La GKS devait déposer cette donation dans huit musées suisses – parmi lesquels le Musée des Beaux-Arts de Berne – à une condition: que les œuvres de la donation soient exposées par les huit musées à tour de rôle, une fois tous les cinq ans.

«On cherche chaque fois un angle spécifique. La dernière fois, c’était les tauromachies. Cette fois-ci, on s’est concentré sur les scènes érotiques», explique Therese Bhattacharya-Stettler, commissaire de l’exposition. A noter que chez Picasso, la tauromachie et la sexualité ne sont pas nécessairement toujours très éloignées l’une de l’autre.

Combat et estocade

1905. Série des «Saltimbanques». Un musicien tient un enfant en guise de violon, Hérode est vautré, et Salomé danse, laide et rachitique, le pubis parsemé de quelque tristes poils. Le jeune Picasso fait déjà fort, jouant du sexe, de l’humour, et ne respectant guère les grands épisodes de la mythologie judéo-chrétienne.

Un peu plus loin, l’autre mythologie, la gréco-romaine, est aussi présente, à travers des scènes de bacchanales, la présence de satyres aux pieds de bouc et surtout, bien sûr, la figure du Minotaure, descendu tout droit de son antiquité originelle dans de très contemporaines arènes.
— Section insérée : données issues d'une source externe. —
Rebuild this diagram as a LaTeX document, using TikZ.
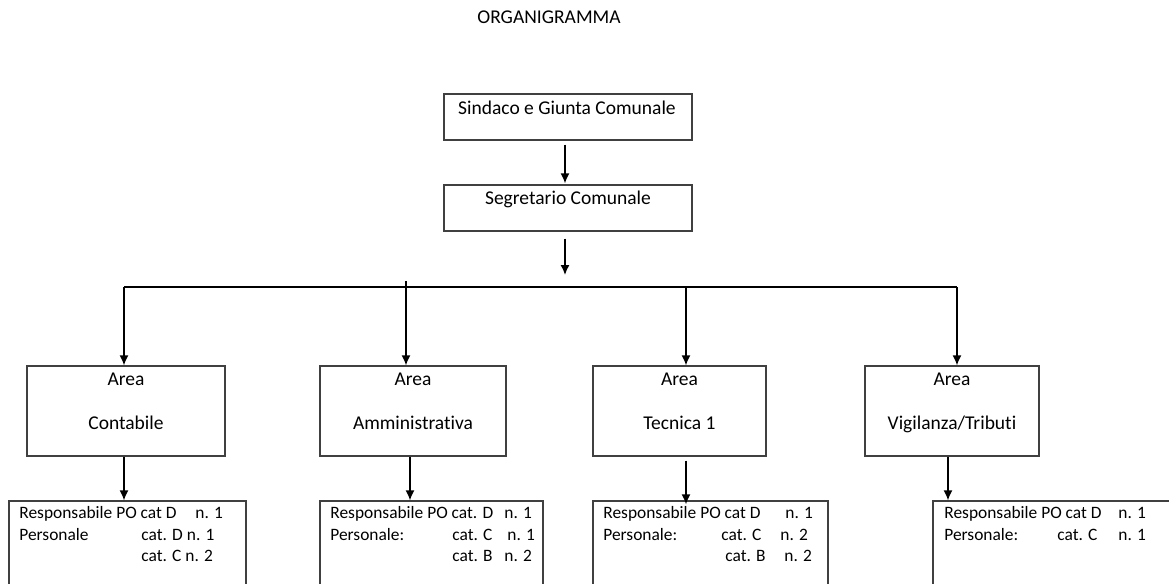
\documentclass[tikz,border=0pt]{standalone}
\usepackage{fontspec}
\setmainfont{Carlito}[Ligatures=NoCommon]
\usetikzlibrary{arrows.meta}

\tikzset{
  box/.style={draw=black!75, line width=0.6pt, inner sep=0pt},
  arr/.style={-{Latex[length=5pt,width=4.5pt]}, line width=0.75pt},
  bus/.style={line width=0.6pt},
  txt/.style={inner sep=0pt, anchor=base},
  txtl/.style={inner sep=0pt, anchor=base west, font=\fontsize{8.7}{10}\selectfont},
}

\begin{document}
\begin{tikzpicture}[x=0.5pt, y=-0.5pt, font=\fontsize{9.75}{11}\selectfont]
\useasboundingbox (0,0) rectangle (1169,584);
\clip (0,0) rectangle (1169,584);

\node[txt] (title) at (549,23) {ORGANIGRAMMA};

% vertice
\node[box, minimum width=124pt, minimum height=23pt] (sindaco) at (568,117) {};
\node[txt] (sindacoT) at (567,114) {Sindaco e Giunta Comunale};
\node[box, minimum width=124pt, minimum height=23pt] (segretario) at (568,208) {};
\node[txt] (segretarioT) at (568,204) {Segretario Comunale};

\draw[arr] ([xshift=-1.5pt,yshift=-2pt]sindaco.south) -- ([xshift=-1.5pt,yshift=0.5pt]segretario.north);
\coordinate (busM) at (565,287);
\draw[arr] ([xshift=-1.5pt,yshift=-3.5pt]segretario.south) -- ([yshift=6pt]busM);

% aree
\node[box, minimum width=99pt, minimum height=45pt] (contabile) at (126,411) {};
\node[txt] (contabileA) at (126,385) {Area};
\node[txt] (contabileN) at (126,429) {Contabile};
\node[box, minimum width=93pt, minimum height=45pt] (amministrativa) at (413,411) {};
\node[txt] (amministrativaA) at (413,385) {Area};
\node[txt] (amministrativaN) at (413,429) {Amministrativa};
\node[box, minimum width=86.5pt, minimum height=45pt] (tecnica) at (679.5,411) {};
\node[txt] (tecnicaA) at (679.5,385) {Area};
\node[txt] (tecnicaN) at (679.5,429) {Tecnica 1};
\node[box, minimum width=87pt, minimum height=45pt] (vigilanza) at (952,411) {};
\node[txt] (vigilanzaA) at (952,385) {Area};
\node[txt] (vigilanzaN) at (952,429) {Vigilanza/Tributi};

\coordinate (busL) at (124,287);
\coordinate (busR) at (957,287);
\coordinate (tapB) at (406,281);
\coordinate (tapC) at (686,287);
\draw[bus] (busL) -- (busR);
\draw[arr] (busL) -- (busL |- contabile.north);
\draw[arr] (tapB) -- (tapB |- amministrativa.north);
\draw[arr] (tapC) -- (tapC |- tecnica.north);
\draw[arr] (busR) -- (busR |- vigilanza.north);

% personale
\node[box, minimum width=118.5pt, minimum height=65pt] (pcontabile) at (127.5,566) {};
\node[box, minimum width=111.5pt, minimum height=65pt] (pamministrativa) at (431.5,566) {};
\node[box, minimum width=117.5pt, minimum height=65pt] (ptecnica) at (710.5,566) {};
\node[box, minimum width=128.5pt, minimum height=65pt] (pvigilanza) at (1061.5,566) {};

\draw[arr] ([xshift=-1pt]contabile.south) -- ([xshift=-1pt]contabile.south |- pcontabile.north);
\draw[arr] ([xshift=-1.5pt]amministrativa.south) -- ([xshift=-1.5pt]amministrativa.south |- pamministrativa.north);
\draw[arr] ([xshift=3.25pt,yshift=-2pt]tecnica.south) -- ([xshift=3.25pt,yshift=-2pt]tecnica.south |- ptecnica.north);
\draw[arr] ([xshift=-2pt]vigilanza.south) -- ([xshift=-2pt]vigilanza.south |- pvigilanza.north);

\node[txtl] (c1) at (19,518) {Responsabile PO cat D};
\node[txtl] (c1n) at (195,518) {n. 1};
\node[txtl] (c2) at (19,540) {Personale};
\node[txtl] (c2n) at (141,540) {cat. D n. 1};
\node[txtl] (c3n) at (141,561) {cat. C n. 2};

\node[txtl] (a1) at (330,518) {Responsabile PO cat. D};
\node[txtl] (a1n) at (504,518) {n. 1};
\node[txtl] (a2) at (330,540) {Personale:};
\node[txtl] (a2c) at (452,540) {cat. C};
\node[txtl] (a2n) at (507,540) {n. 1};
\node[txtl] (a3c) at (452,561) {cat. B};
\node[txtl] (a3n) at (504,561) {n. 2};

\node[txtl] (t1) at (603,518) {Responsabile PO cat D};
\node[txtl] (t1n) at (785,518) {n. 1};
\node[txtl] (t2) at (603,540) {Personale:};
\node[txtl] (t2c) at (721,540) {cat. C};
\node[txtl] (t2n) at (780,540) {n. 2};
\node[txtl] (t3c) at (725,561) {cat. B};
\node[txtl] (t3n) at (784,561) {n. 2};

\node[txtl] (v1) at (944,518) {Responsabile PO cat D};
\node[txtl] (v1n) at (1118,518) {n. 1};
\node[txtl] (v2) at (944,540) {Personale:};
\node[txtl] (v2c) at (1057,540) {cat. C};
\node[txtl] (v2n) at (1118,540) {n. 1};
\end{tikzpicture}
\end{document}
«Picasso était un aficionado des corridas», rappelle Therese Bhattacharya-Stettler. «La corrida représente la masculinité, le combat. Et chez lui, il y a aussi un combat avec la femme. Les deux se mélangent. Là, on le voit dans un ‘combat’ avec une femme qui est aussi une étreinte», dit-elle en montrant  la gravure «Minotaure attaquant une amazone», datant de 1933. Le Minotaure culbutant la féminité d’une amazone naviguant entre douleur et pâmoison.

Citations

Les gravures de Picasso (qui deviennent particulièrement nombreuses sur la fin de sa carrière) se distinguent du reste de son œuvre par la technique, mais pas par les thématiques abordées, qu’on retrouve aussi dans ses toiles ou ses dessins.

C’est vrai pour le Minotaure, ça l’est également pour le personnage de la «Célestine», la vieille entremetteuse tordue inspirée du roman «Calixte et Mélibée», de Fernando de Rojas, ou pour la figure du voyeur, très souvent mis en scène par Picasso.
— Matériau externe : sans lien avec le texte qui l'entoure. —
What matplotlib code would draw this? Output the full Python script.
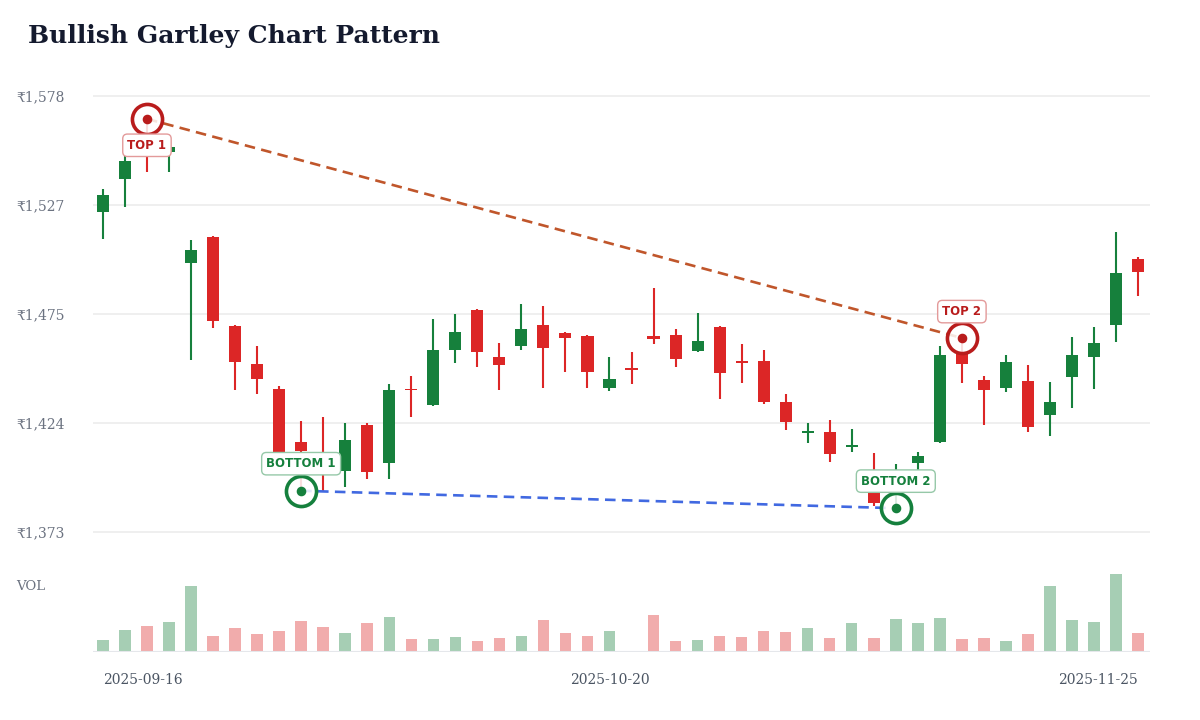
import matplotlib
matplotlib.use('Agg')
import matplotlib.pyplot as plt

plt.rcParams['font.family'] = ['DejaVu Serif', 'DejaVu Sans']

# daily OHLC
opens = [1523.2, 1538.8, 1556.0, 1551.4, 1499.2, 1511.8, 1469.9, 1451.9, 1440.0, 1415.3,
         1408.0, 1401.6, 1423.2, 1405.1, 1440.1, 1432.4, 1458.4, 1477.3, 1455.2, 1460.2,
         1470.2, 1466.3, 1465.2, 1440.4, 1449.8, 1465.2, 1465.5, 1458.1, 1469.1, 1453.0,
         1453.3, 1433.8, 1419.5, 1419.9, 1413.0, 1398.0, 1394.0, 1405.4, 1415.3, 1457.4,
         1444.3, 1440.4, 1444.0, 1427.9, 1445.7, 1455.3, 1470.4, 1501.3]
highs = [1534.1, 1549.7, 1567.2, 1554.5, 1510.1, 1512.1, 1470.3, 1460.3, 1441.5, 1425.2,
         1426.8, 1424.0, 1424.0, 1442.3, 1446.1, 1473.0, 1475.5, 1477.7, 1461.7, 1480.1,
         1479.3, 1466.9, 1465.5, 1455.2, 1457.5, 1487.6, 1468.2, 1475.7, 1469.7, 1461.3,
         1458.3, 1437.6, 1424.1, 1425.4, 1421.1, 1409.8, 1404.7, 1410.6, 1460.3, 1464.1,
         1446.2, 1456.1, 1451.2, 1443.5, 1464.7, 1469.1, 1514.0, 1502.1]
lows = [1510.5, 1525.9, 1542.4, 1542.0, 1453.7, 1468.7, 1439.6, 1437.6, 1407.0, 1392.2,
        1391.8, 1393.8, 1397.7, 1397.6, 1427.1, 1432.2, 1452.3, 1450.4, 1439.6, 1458.3,
        1440.7, 1448.2, 1440.4, 1439.3, 1442.3, 1461.3, 1450.3, 1457.4, 1435.5, 1442.8,
        1432.9, 1420.7, 1414.5, 1405.9, 1410.6, 1385.2, 1384.0, 1402.0, 1414.5, 1442.8,
        1423.3, 1438.7, 1419.9, 1418.0, 1431.0, 1440.2, 1462.1, 1483.7]
closes = [1531.4, 1547.4, 1552.0, 1553.8, 1505.5, 1472.2, 1452.9, 1444.8, 1410.0, 1410.9,
          1403.0, 1416.1, 1400.9, 1439.5, 1439.6, 1458.3, 1466.8, 1457.5, 1451.2, 1468.2,
          1459.4, 1464.2, 1448.0, 1444.7, 1449.5, 1463.6, 1454.1, 1462.8, 1447.8, 1452.8,
          1434.1, 1424.7, 1419.8, 1409.5, 1413.3, 1386.3, 1400.0, 1408.6, 1456.1, 1451.9,
          1439.6, 1452.9, 1422.4, 1434.0, 1456.1, 1461.6, 1494.8, 1495.0]
volumes = [35, 67, 77, 90, 197, 47, 72, 54, 63, 92, 76, 58, 88, 104, 38, 39, 46, 32, 42, 49,
           96, 56, 48, 62, 4, 111, 33, 36, 48, 44, 62, 60, 73, 41, 86, 41, 99, 86, 101, 40,
           41, 34, 53, 198, 96, 90, 234, 57]

tick_idx = [0, 23, 47]
tick_dates = ['2025-09-16', '2025-10-20', '2025-11-25']
price_ticks = [1372.8, 1424.1, 1475.4, 1526.7, 1578.0]

top_idx = [2, 39]
top_names = ['TOP 1', 'TOP 2']
bottom_idx = [9, 36]
bottom_names = ['BOTTOM 1', 'BOTTOM 2']

GREEN = '#16803c'
RED = '#dc2626'

fig = plt.figure(figsize=(12, 7.2), dpi=100)
ax = fig.add_axes([0.0775, 0.2431, 0.881, 0.639])
axv = fig.add_axes([0.0775, 0.0944, 0.881, 0.1139], sharex=ax)

xs = list(range(len(opens)))
cols = [GREEN if c >= o else RED for o, c in zip(opens, closes)]

ax.vlines(xs, lows, highs, colors=cols, lw=1.5, zorder=2)
for x, o, c, col in zip(xs, opens, closes, cols):
    h = max(abs(c - o), 0.9)
    ax.bar(x, h, bottom=(o + c) / 2 - h / 2, width=0.55, color=col, zorder=2)

# resistance / support lines
tx = top_idx
ty = [highs[i] for i in top_idx]
bx = bottom_idx
by = [lows[i] for i in bottom_idx]
ax.plot(tx, ty, color='#c0562b', lw=1.9, ls=(0, (4, 2.4)), zorder=3)
ax.plot(bx, by, color='#4169e1', lw=1.9, ls=(0, (4, 2.4)), zorder=3)

ax.scatter(tx, ty, s=470, facecolor=(1, 1, 1, 0.85), edgecolor='#b91c1c', lw=2.6, zorder=4)
ax.scatter(tx, ty, s=35, color='#b91c1c', zorder=5)
ax.scatter(bx, by, s=470, facecolor=(1, 1, 1, 0.85), edgecolor='#15803d', lw=2.6, zorder=4)
ax.scatter(bx, by, s=35, color='#15803d', zorder=5)

for name, x, y, off in zip(top_names, tx, ty, [-19, 19]):
    ax.annotate(name, (x, y), xytext=(0, off), textcoords='offset points',
                ha='center', va='center', fontsize=8.5, fontweight='bold',
                family='DejaVu Sans', color='#b91c1c', zorder=6,
                bbox=dict(boxstyle='round,pad=0.4,rounding_size=0.4', fc='white',
                          ec='#e39a9a', lw=1.0))
for name, x, y in zip(bottom_names, bx, by):
    ax.annotate(name, (x, y), xytext=(0, 19.5), textcoords='offset points',
                ha='center', va='center', fontsize=8.5, fontweight='bold',
                family='DejaVu Sans', color='#15803d', zorder=6,
                bbox=dict(boxstyle='round,pad=0.4,rounding_size=0.4', fc='white',
                          ec='#96c8a8', lw=1.0))

ax.set_xlim(-0.45, 47.55)
ax.set_ylim(1366.7, 1583.2)
ax.set_yticks(price_ticks)
ax.set_yticklabels(['₹{:,.0f}'.format(v) for v in price_ticks])
ax.tick_params(axis='y', length=0, pad=20.5, labelsize=10, labelcolor='#6b7280')
ax.tick_params(axis='x', length=0, labelbottom=False)
ax.grid(axis='y', color='#eeeeee', lw=1.3)
ax.set_axisbelow(True)
for s in ax.spines.values():
    s.set_visible(False)

vcols = [(0.086, 0.502, 0.235, 0.38) if c == GREEN else (0.863, 0.149, 0.149, 0.38) for c in cols]
axv.bar(xs, volumes, width=0.52, color=vcols)
axv.set_ylim(0, 246)
axv.set_yticks([])
for s in axv.spines.values():
    s.set_visible(False)
axv.axhline(0, color='#e5e7eb', lw=1.5)
axv.set_xticks(tick_idx)
axv.set_xticklabels(tick_dates)
axv.tick_params(axis='x', length=0, pad=15, labelsize=10, labelcolor='#4b5563')
lbls = axv.get_xticklabels()
lbls[0].set_ha('left')
lbls[-1].set_ha('right')
fig.text(16 / 1200, 1 - 587 / 720, 'VOL', fontsize=9.5, color='#6b7280', va='center')

fig.text(28 / 1200, 1 - 36 / 720, 'Bullish Gartley Chart Pattern', fontsize=18,
         fontweight='bold', color='#141a2e', va='center')

fig.savefig('out.png', dpi=100)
Avec comme premier cadre de prédilection le bordel, et, en l’occurrence, ses clients venant regarder la chair offerte davantage qu’ils ne la consomment. «Degas a aussi peint des scènes dans des bordels. Picasso a d’ailleurs collectionné ses monotypes, et cela a été une inspiration pour lui. Il admirait Degas, et l’a d’ailleurs placé dans plusieurs de ses œuvres», précise Therese Bhattacharya-Stettler.
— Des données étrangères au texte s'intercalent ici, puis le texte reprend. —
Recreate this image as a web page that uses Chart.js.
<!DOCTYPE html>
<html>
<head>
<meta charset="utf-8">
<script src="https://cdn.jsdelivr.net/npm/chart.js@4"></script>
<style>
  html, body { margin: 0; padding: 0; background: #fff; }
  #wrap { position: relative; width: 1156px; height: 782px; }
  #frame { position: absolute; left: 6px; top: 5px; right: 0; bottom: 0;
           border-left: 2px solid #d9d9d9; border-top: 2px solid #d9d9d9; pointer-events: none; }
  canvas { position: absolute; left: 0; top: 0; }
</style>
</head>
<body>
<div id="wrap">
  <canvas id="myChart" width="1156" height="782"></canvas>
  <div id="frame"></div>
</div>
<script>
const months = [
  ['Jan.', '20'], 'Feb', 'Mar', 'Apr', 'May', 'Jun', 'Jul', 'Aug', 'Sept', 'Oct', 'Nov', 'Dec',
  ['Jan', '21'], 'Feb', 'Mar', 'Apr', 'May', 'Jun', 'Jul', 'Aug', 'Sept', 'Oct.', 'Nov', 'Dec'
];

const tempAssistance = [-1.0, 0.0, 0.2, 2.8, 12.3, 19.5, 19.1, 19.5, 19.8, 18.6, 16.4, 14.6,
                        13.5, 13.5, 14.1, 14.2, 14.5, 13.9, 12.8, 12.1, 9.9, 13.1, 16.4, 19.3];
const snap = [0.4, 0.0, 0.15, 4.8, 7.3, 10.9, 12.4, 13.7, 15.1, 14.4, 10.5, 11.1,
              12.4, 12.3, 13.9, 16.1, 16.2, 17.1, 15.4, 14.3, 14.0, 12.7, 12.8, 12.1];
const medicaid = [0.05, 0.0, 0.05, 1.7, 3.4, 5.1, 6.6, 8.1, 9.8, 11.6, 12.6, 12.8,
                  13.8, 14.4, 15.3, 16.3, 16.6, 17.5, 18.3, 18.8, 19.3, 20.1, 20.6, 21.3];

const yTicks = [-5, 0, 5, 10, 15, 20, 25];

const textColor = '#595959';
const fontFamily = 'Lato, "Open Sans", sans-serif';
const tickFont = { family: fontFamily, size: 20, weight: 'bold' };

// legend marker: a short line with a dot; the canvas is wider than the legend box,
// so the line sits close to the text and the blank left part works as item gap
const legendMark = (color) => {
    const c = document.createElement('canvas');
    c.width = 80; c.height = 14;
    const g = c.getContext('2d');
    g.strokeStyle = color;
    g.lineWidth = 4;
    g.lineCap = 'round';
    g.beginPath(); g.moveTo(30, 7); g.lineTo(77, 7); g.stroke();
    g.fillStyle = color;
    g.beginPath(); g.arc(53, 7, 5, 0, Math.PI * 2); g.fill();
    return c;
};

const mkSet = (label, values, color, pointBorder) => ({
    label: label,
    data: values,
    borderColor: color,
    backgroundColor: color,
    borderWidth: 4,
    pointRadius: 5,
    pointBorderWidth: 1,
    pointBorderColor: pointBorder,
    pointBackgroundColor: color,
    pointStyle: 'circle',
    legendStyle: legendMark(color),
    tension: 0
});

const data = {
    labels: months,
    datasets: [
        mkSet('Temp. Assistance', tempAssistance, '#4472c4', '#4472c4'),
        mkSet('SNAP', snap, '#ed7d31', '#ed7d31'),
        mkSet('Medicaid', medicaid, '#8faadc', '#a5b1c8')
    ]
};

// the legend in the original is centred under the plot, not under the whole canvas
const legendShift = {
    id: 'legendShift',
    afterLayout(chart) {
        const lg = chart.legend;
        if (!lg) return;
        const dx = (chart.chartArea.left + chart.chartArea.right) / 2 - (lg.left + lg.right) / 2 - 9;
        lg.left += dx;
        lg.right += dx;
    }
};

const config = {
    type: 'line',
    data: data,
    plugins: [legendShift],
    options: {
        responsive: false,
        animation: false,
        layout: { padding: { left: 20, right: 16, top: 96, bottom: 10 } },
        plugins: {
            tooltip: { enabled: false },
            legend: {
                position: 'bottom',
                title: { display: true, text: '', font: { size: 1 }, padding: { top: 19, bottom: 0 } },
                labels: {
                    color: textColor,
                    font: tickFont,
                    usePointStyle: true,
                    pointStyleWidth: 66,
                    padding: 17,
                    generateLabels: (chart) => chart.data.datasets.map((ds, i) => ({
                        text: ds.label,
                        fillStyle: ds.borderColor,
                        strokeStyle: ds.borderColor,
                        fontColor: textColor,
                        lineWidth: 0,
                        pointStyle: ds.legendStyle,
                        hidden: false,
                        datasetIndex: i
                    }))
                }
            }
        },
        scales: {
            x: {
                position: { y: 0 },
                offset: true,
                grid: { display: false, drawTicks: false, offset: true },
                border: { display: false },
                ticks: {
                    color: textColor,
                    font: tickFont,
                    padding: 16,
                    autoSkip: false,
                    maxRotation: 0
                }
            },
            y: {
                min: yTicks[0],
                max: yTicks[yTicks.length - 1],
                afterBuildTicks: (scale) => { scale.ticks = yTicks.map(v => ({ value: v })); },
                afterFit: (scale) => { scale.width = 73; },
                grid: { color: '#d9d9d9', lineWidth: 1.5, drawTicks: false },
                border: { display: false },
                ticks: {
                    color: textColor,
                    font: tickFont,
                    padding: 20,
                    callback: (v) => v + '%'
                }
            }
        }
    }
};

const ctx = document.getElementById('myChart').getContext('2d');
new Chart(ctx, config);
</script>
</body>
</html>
Autre lieu de prédilection: l’atelier du peintre, où s’exerce le lien étrange – et voyeuriste – entre le peintre et son modèle. «L’art n’est jamais chaste», disait Picasso. «Le regard est l’érection de l’œil», ajoutera le critique d’art français Jean Clair. L’atelier du peintre, avec notamment cette fascination que Picasso eut pour le peintre Raphaël et sa maîtresse, la Fornarina. Ainsi, dans certaines gravures de la «série des 347», réalisée en 1968, «Picasso part d’un tableau d’Ingres, dans le fond duquel on aperçoit aussi un voyeur, et l’interprète à sa façon», constate la commissaire de l’exposition.

Picasso regarde donc Ingres regardant Raphaël copulant avec sa maîtresse. Enchâssement de regards auquel s’ajoute le mien, le vôtre, celui du spectateur obligé d’aller se coller à l’œuvre pour en voir le détail – il s’agit en général de gravures aux traits fins, dans des formats de petite taille qui nécessitent la proximité de l’œil.

Pour ‘soulager’ le regard du spectateur-voyeur, Therese Bhattacharya-Stettler fait intervenir dans une salle des aquatintes des années 50, où soudain interviennent la couleur, et des formes plus amples…

Rodin érotique il y a peu à Martigny, Picasso et Eros actuellement à Berne… En aurait-on définitivement fini avec le fait que pendant tant d’années on jeta un voile plus hypocrite que pudique sur ce vaste pan de l’art?

On pourrait le croire. Mais on peut noter que tout récemment, Facebook a momentanément désactivé le compte d’un artiste danois qui, en guise de photo pour son profil, avait publié «L’Origine du monde» de Courbet…

1881. Naissance à Málaga le 25 octobre. Son père, José Ruiz Blasco, est peintre et dessinateur.

1896. Fréquente l’École des beaux-arts de Barcelone et, à partir de 1897, l’Académie San Fernando de Madrid.

1899. Premier travail de gravure de Picasso.

 

1901-1904. «Période bleue». Commence aussi à s’intéresser à la sculpture.

 

1904. S’installe à Paris lors de son quatrième voyage dans la capitale française. Emménage dans un atelier au Bateau-Lavoir.

 

1905-1907. «Période rose». Premières eaux-fortes et autres gravures sur cuivre.

 

1907. Création des Demoiselles d’Avignon. Rencontre Georges Braque. Ils deviennent les fondateurs du cubisme.

 

1925. Participe à la première exposition des surréalistes à Paris.

 

1930-1937. Gravures pour Les Métamorphoses d’Ovide. Egalement, les cent gravures de la Suite Vollard.

 

1937. Picasso crée Guernica.

 

1941. Adhère au Parti communiste français.

 

À partir de 1944. Multiplie les travaux de lithographie, et crée ses premières linogravures dès 1956.

 

1957. Début du cycle d’illustrations pour Tauromachia, un traité du combat de taureau de la fin du 18e siècle.

 

1968. Picasso crée en moins de sept mois la série des 347 gravures.

 

1970. Commence à travailler à la série des 156 gravures. Elle ne sera éditée qu’après sa mort.

1973. Picasso meurt le 8 avril dans sa villa de Mougins. Il sera inhumé dans le jardin de sa propriété du château de Vauvenargues.

 

«Picasso. La puissance d’Eros» est à voir au Kunstmuseum de Berne jusqu’au 1er mai 2011.

Une centaine de gravures sont exposées.